MNG Enterprises Seeks to Elect Three Highly Qualified Director Nominees to Refresh the Gannett Board

Welcomes ISS Support for Its Nominee to Gannett Board of Directors

Urges Gannett Shareholders to Vote on the BLUE Proxy Card FOR All Three MNG Nominees to Bring Measured Change to Gannett’s Board and Send a Clear Message that the Board Needs to Act to Maximize Value Now

Gannett’s entrenched Board rejected a 41%
premium,1 cash acquisition proposal.

Now it’s time for shareholders to have their say.

On January 14, MNG made a proposal to acquire Gannett for $12.00 per share in cash, which represented a 41% premium to Gannett’s 2018 year-end share price. On February 4, Gannett rejected our all-cash proposal and refused to extend the deadline for director nominations without even first meeting with MNG and its advisors. While it remains our strong preference to engage cooperatively with Gannett’s board to work toward a mutually beneficial transaction, MNG’s only option to preserve its rights was to submit a slate of highly qualified director nominees to Gannett’s Board. MNG had originally nominated a slate of six nominees and has since modified its slate to three highly qualified nominees in response to fellow shareholders who support a full strategic alternatives process.

MNG’s nominees have the right mix of newspaper turnaround, real estate, and capital allocation expertise to improve the Gannett Board, and are committed to maximizing value for all Gannett shareholders.  Notably, all three MNG nominees are independent from Gannett and its management, and two out of three nominees are independent from MNG.

On May 1, Gannett announced its Q1 2019 earnings, nothing that Organic Revenue fell 10% YOY, Free Cash Flow declined 52% YOY and Net Debt ballooned 33% YOY. These results underscore the stark choice between MNG’s nominees, who will serve as a catalyst for immediate value creation, and the entrenched incumbent directors, who endorse a failing, risky, multi-year digital transformation that we believe is extremely unlikely ever to produce a $12 per share valuation.

On May 2, ISS released a report recommending that Gannett shareholders vote on the BLUE proxy card and support the election of Steven Rossi to Gannett’s Board of Directors at the Company’s upcoming Annual Meeting, scheduled for Thursday, May 16, 2019. The Annual Meeting is an opportunity for shareholders to make their voices heard on the best path forward for Gannett. We urge you to vote For all three of our highly qualified nominees on the Blue proxy card to protect and maximize the value of your investment!

ISS Acknowledges Need for Change at Gannett and Recommends Shareholders Vote on the BLUE Proxy Card

ISS analyzed detailed presentations and met with both sides to hear their positions and considered, among other things, Gannett’s significant underperformance experienced under its current Board, the Gannett Board’s failure to engage with MNG on its $12 per share, premium, all-cash offer, as well as the potential benefits of having an MNG nominee on the Gannett Board.

ISS noted the following in its report:2

  • MNG’s premium, all-cash offer provides an attractive exit for shareholders of an underperforming company;
  • Gannett’s digital transformation has yet to bear fruit and there is execution risk in a standalone plan;
  • Gannett’s earnings were lackluster and there may be downside to its trading price;
  • Gannett concedes that $12/share is adequate to start discussions; and
  • The presence of an MNG nominee on the Gannett Board will help ensure that Gannett properly considers MNG’s offer.

The ISS report echoes what MNG has been saying all along – that Gannett has underperformed, that its digital strategy has yet to bear fruit and may never do so, and that Gannett needs a catalyst for change on its board and should properly consider MNG’s offer or other strategic alternatives.
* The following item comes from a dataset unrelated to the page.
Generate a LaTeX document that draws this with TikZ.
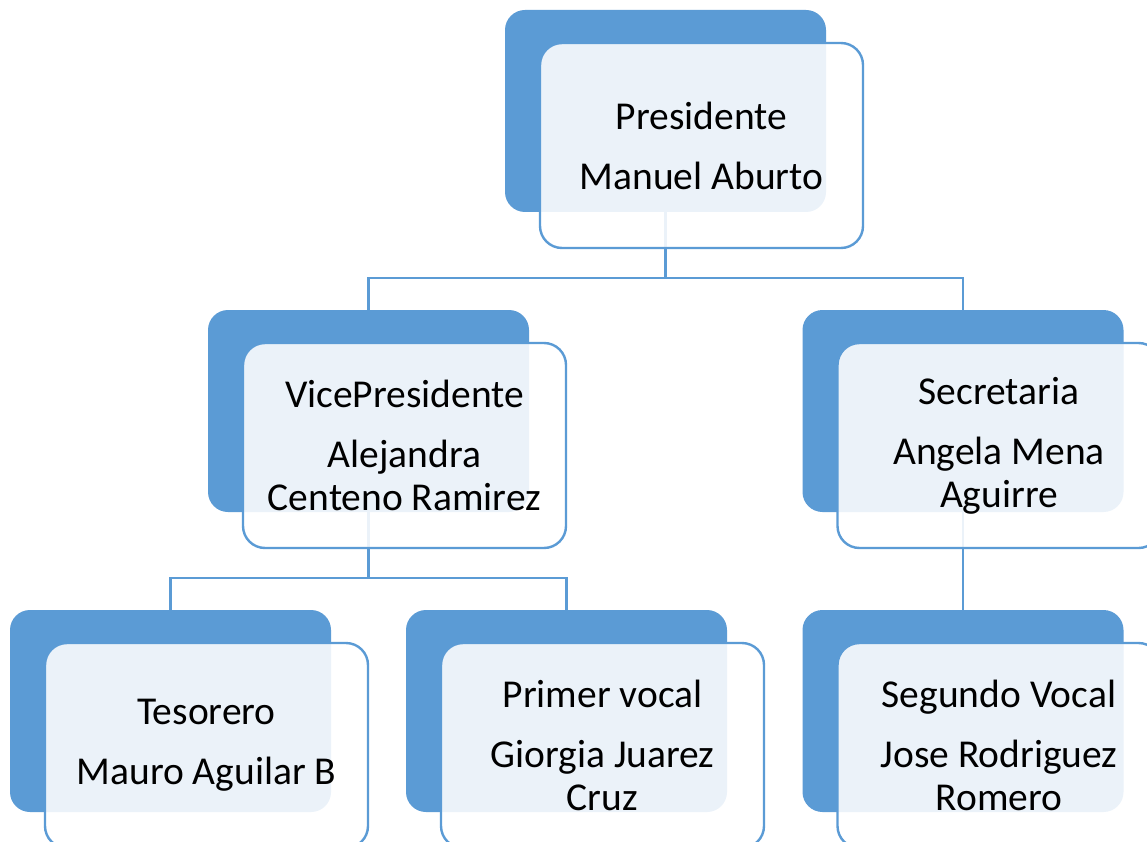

However, we believe it is imperative that Gannett shareholders vote for all three of MNG’s nominees to ensure the Gannett board act now to maximize value.

Under Gannett’s Board and management, the Company’s value destructive operating strategy and highly questionable capital allocation decisions have directly reduced net income by 93%. We believe Gannett has been moving in the wrong direction for quite some time and as shown below, Gannett’s stock has significantly underperformed peers and the market since spinoff. This has to stop!

“…we have low visibility on a better potential plan outside of the offer, particularly amid a CEO transition.”

– J.P. Morgan Research Report, May 1, 2019

“We note management’s continued strategy to shift the business to a higher-growth digital advertising model, but the transition remains a work in progress and results thus far have been uninspiring."

– J.P. Morgan Research Report, February 20, 2019

“Gannett has attempted to diversify from the challenging print business and into digital advertising in recent years, but results have been lackluster. We view MNG Enterprises interest as a potentially favorable exit strategy given the uncertainty in the long-term outlook for the print advertising, with softness in revenue and adj. EBITDA likely to continue for GCI."

– J.P.Morgan Research Report, January 14, 2019


Based on Gannett’s December 31, 2018 closing share price.

Permission to quote from report was neither sought nor obtained.